FOLSOM v. INDUSTRIAL ACCIDENT COMMISSION et al.
Frederick J. Folsom, husband of petitioner, was killed by a cave-in of a ditch while employed by respondent Oswald Bros. An award to the widow was made in the sum of $5,000, which is not contested. Respondent commission refused to award an additional $2,500 sought by petitioner for alleged serious and willful misconduct by employer, and found that “the evidence does not establish that said injury was caused by the serious and wilful misconduct of the employers, a copartnership, or the managing representative or general superintendent thereof.” Petitioner in this proceeding questions the jurisdiction of respondent commission to make such finding and award, and alleges that evidence is lacking to support it.

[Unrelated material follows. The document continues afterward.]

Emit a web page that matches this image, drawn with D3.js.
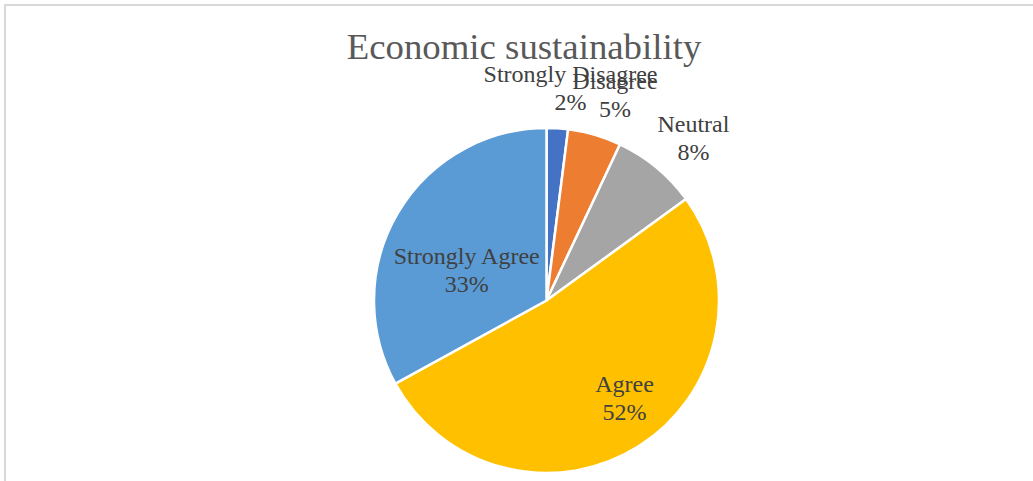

For some time prior to his death, deceased, an experienced bridge builder, had been working for Oswald Bros. as superintendent, had been laid off, and was recalled to take charge of the construction of a bridge as foreman or superintendent. Trenches 12 or more feet deep were dug by a “clam shell” and drag line, piling was set up, and the dirt filled in. The evidence indicated that it was not feasible to place material to “shore” or “brace” the side walls during the excavating operations. Being more than four feet in depth, the “Trench Construction Safety Orders” issued by respondent commission required this protective bracing. The failure to protect the trench is the basis of petitioner's claim for extra compensation.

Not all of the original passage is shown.